A RAND Corp. study found no unbridgeable gap between the Department of Defense and Silicon Valley and showed more similarities in attitudes across Silicon Valley employees, defense industrial base and alumni of universities with regard to the military use of artificial intelligence.

RAND surveyed 1,178 software engineers from traditional defense contractors, Silicon Valley and alumni of computer science universities between December 2020 and April 2021 and found that at least 33 percent of respondents from three large software companies feel uncomfortable with lethal use cases for AI.

The study found that over 66 percent of respondents in each population considered cyberattacks as critical threats to the U.S. and more than 75 percent from all three survey populations thought of Russia and China as serious threats to the U.S.

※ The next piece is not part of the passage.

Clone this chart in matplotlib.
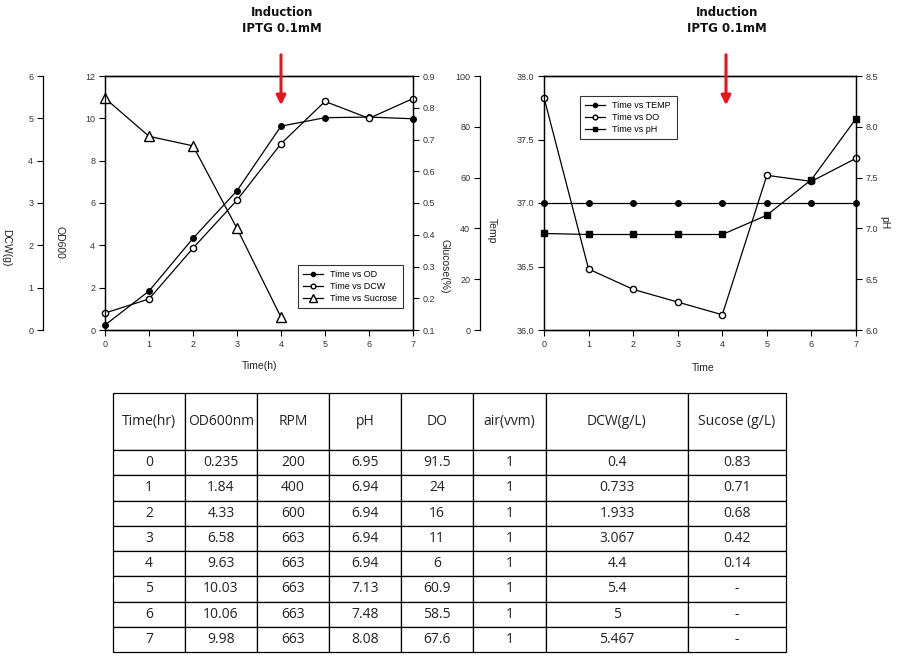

According to the report, nearly 90 percent of participants said they believe the use of military force would be justified to defend the U.S. and NATO allies against foreign aggression.

The study also showed that almost 20 percent of DIB software engineers had previously served in the U.S. armed forces, while less than 2 percent of respondents from Silicon Valley had served in the military.

RAND said the study suggests potential areas to explore to help strengthen the Pentagon’s relationship with companies and experts that are not part of the defense industrial base, such as exploring measures to broaden collaboration between DOD and Silicon Valley with regard to threats posed by cyberattacks and “exploring the potential benefits of DoD engaging Silicon Valley engineers on some of the details of how DoD intends to use AI.”